Concerning baptism, Zwingli differed from the Anabaptists who promote adult baptism only. Zwingli taught that the baptism of children was valid, describing that it was symbolic of God’s covenant with the Christian, much the same as it was when God made His covenant with Abraham.

He also promoted a non-Roman Catholic view of Church Government and Worship. Zwingli thought that the government was instituted by God and that they governed with divine approval. He taught that Christians were obliged to be obedient to their governments but to be disobedient only when the government acted in a manner to God’s will.

John Calvin

Our next giant is John Calvin! He was French and greatly influenced by Martin Luther. Trained as a lawyer, he broke away from the Roman Catholic church in 1530. During persecution by the Roman Catholic church on the reformation movement, Protestants, Calvin fled to Switzerland. There, in 1536, Calvin published the first edition of his now famous “Institutes of the Christian Religion.”
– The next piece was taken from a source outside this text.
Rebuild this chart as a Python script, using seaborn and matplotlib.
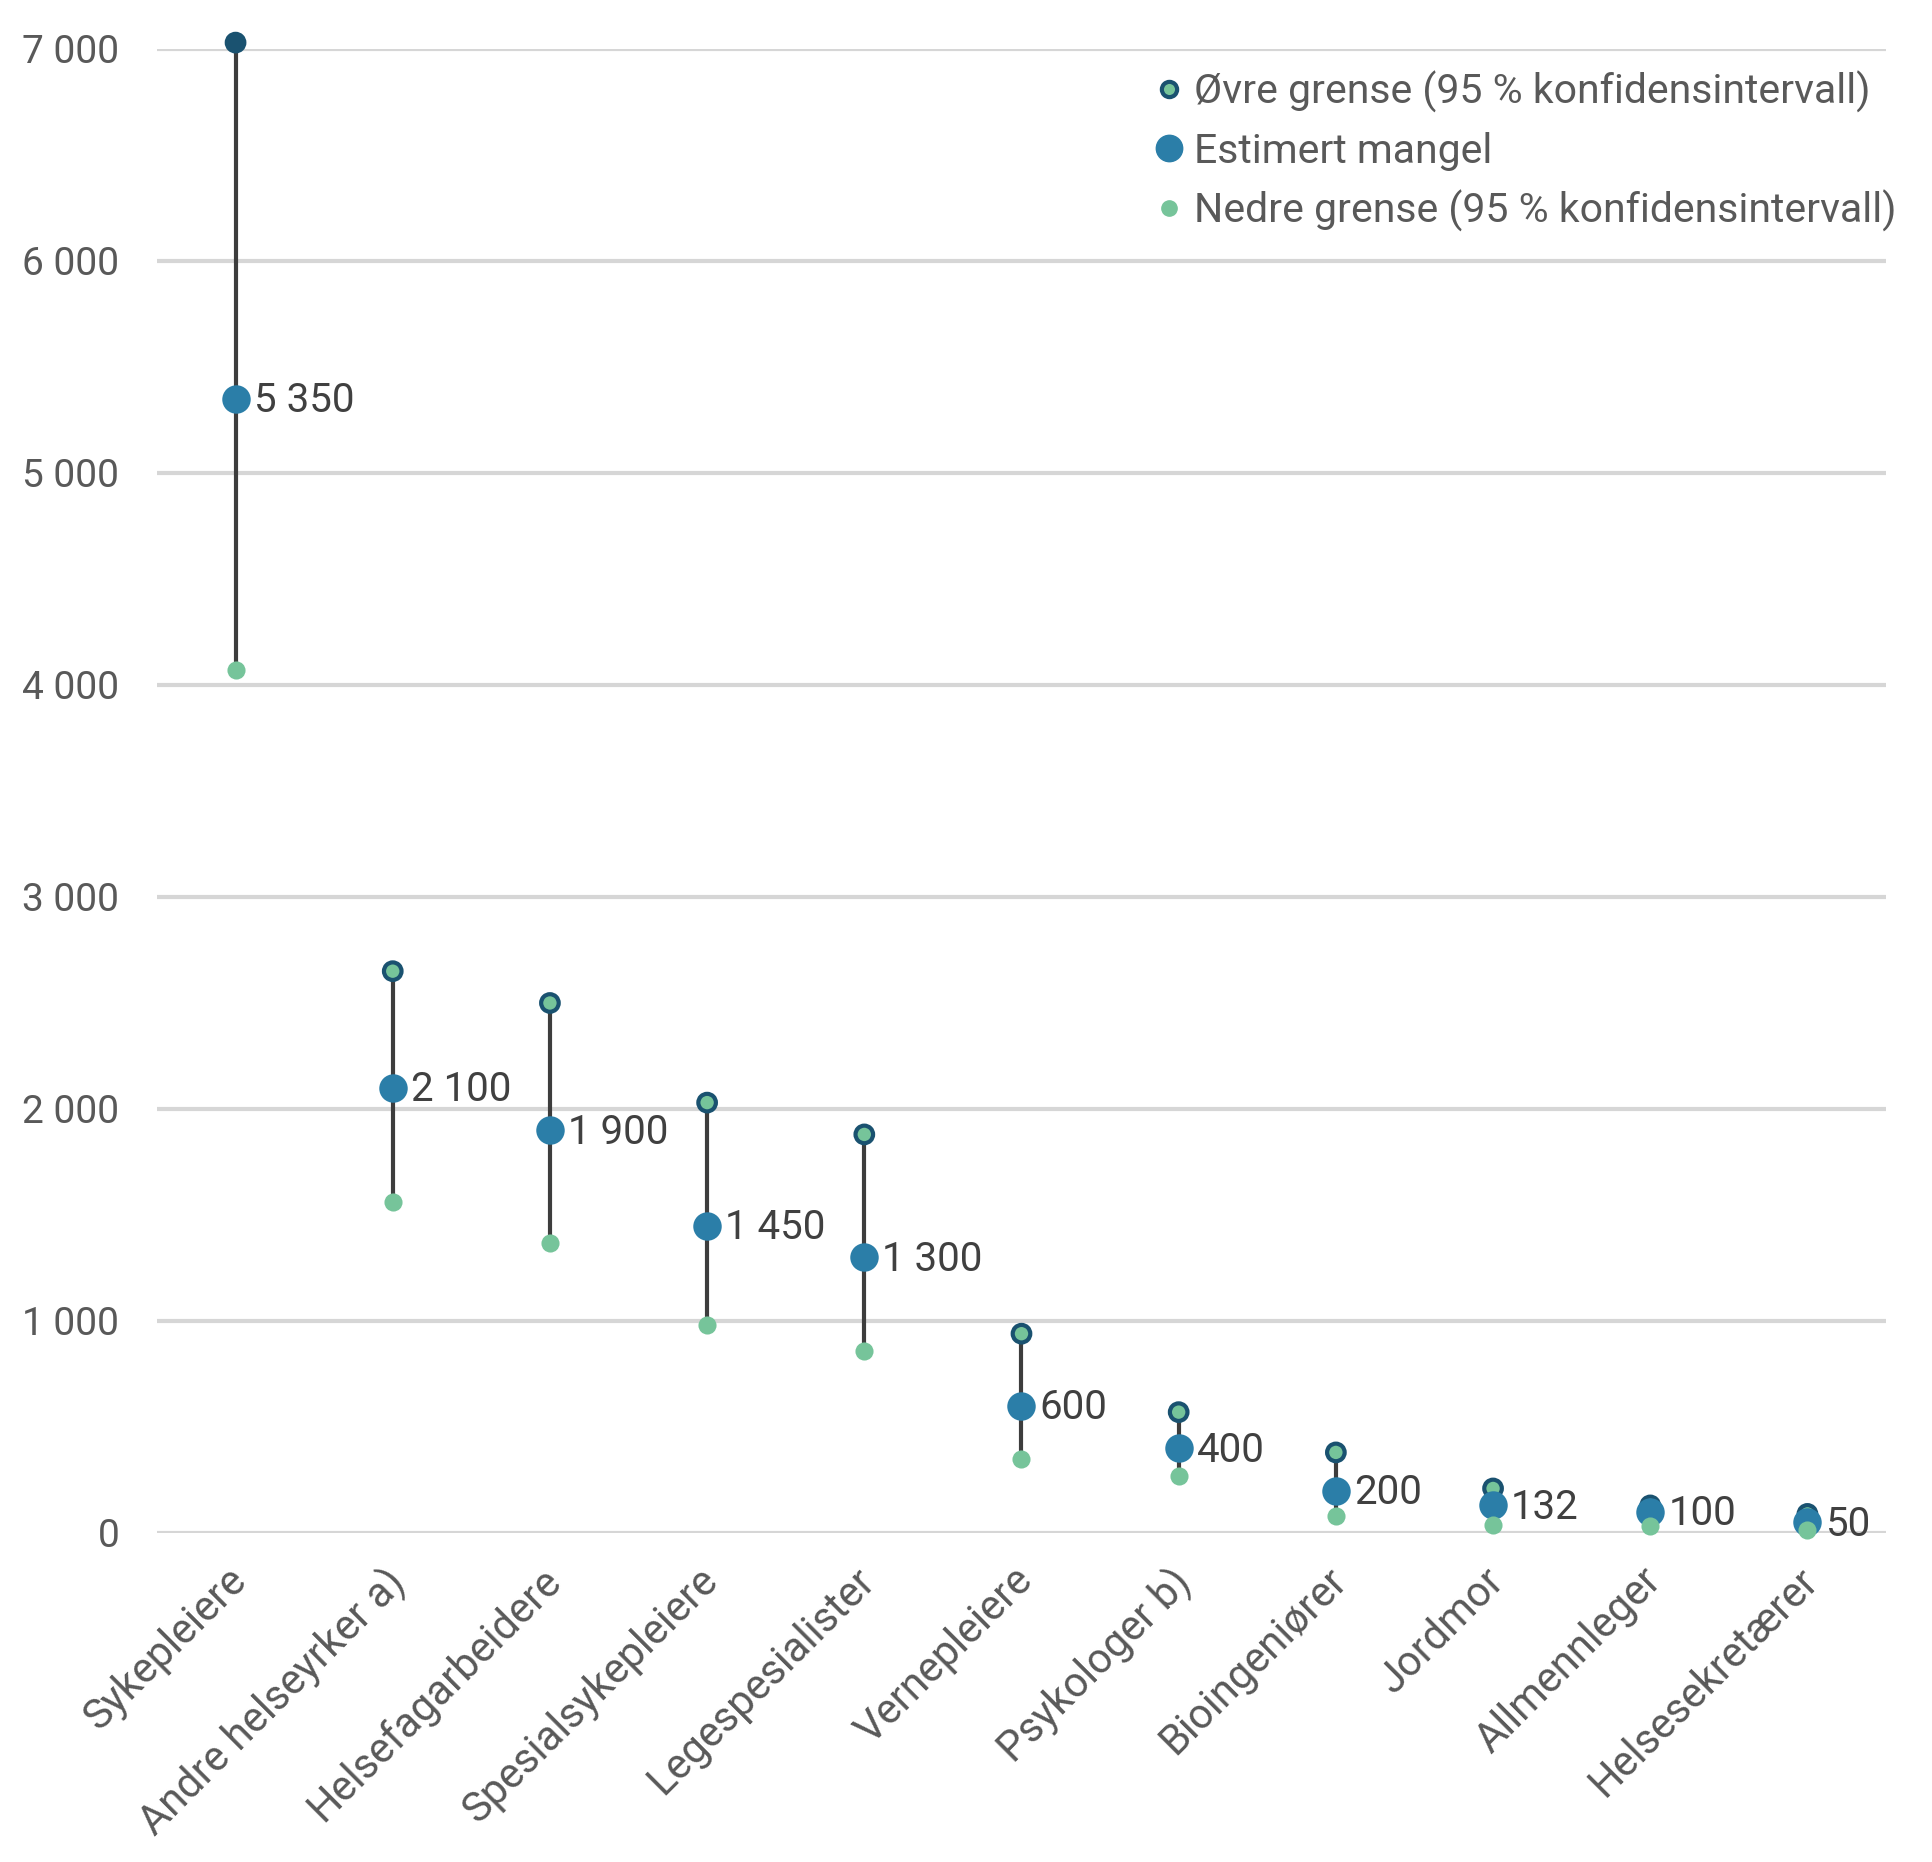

Calvin went onto introduce new forms of church government and worship liturgy despite opposition from secular authorities and people of power. In his final years, Calvin continued unabatedly to promote the Reformation of the church throughout Europe. During this time he also kept busy writing commentaries and regularly preached in churches. Prime to his thinking was Augustinian teaching, leading him to propose the doctrine of predestination and the absolute sovereignty of God in salvation and damnation.


Protestant persecution.

While the Reformation was only in its infancy, there was intense persecution of the Reformation Protestants by the Roman Catholic Church, particularly in Spain, France and the Netherlands. Thousands of Protestants died in battle and through persecution. It was during this time that the printing press was invented and was the catalyst for the rapid promotion and distribution of these new ideas of Luther, Zwingli, Calvin and others.

During this time also, we have noted that there was intense theological debate between the Reforming Protestants over such things as worship, predestination, the Lord's Supper and style of Church government. During this period, the Roman Catholic Church evangelised and rapidly gained new ground and more than made up for the losses to Protestantism. The Roman Catholic church did respond with a Counter Reformation. Commencing with the Council of Trent and the beginning of the Jesuits, these were designed to counter the Reformation movement. The majority of Northern Europe became Protestant, while Central Europe sank into deep conflict.

In the mid-1500's many Protestant Christians rejected both the Roman Catholic Church, and Lutheranism for not having gone far enough. They stressed personal discipleship; a daily walk with God; a principle of love and pacifism; the Church as a family not an organisation; adult baptism; congregational Church government; and the separation of Church and State, The spread through Europe and were intensely persecuted by both the Roman Catholic Church and other Protestants resulting in many deaths. One of their leaders was Menno Simons (1496-1561), whose group the Mennonites, are still functioning today.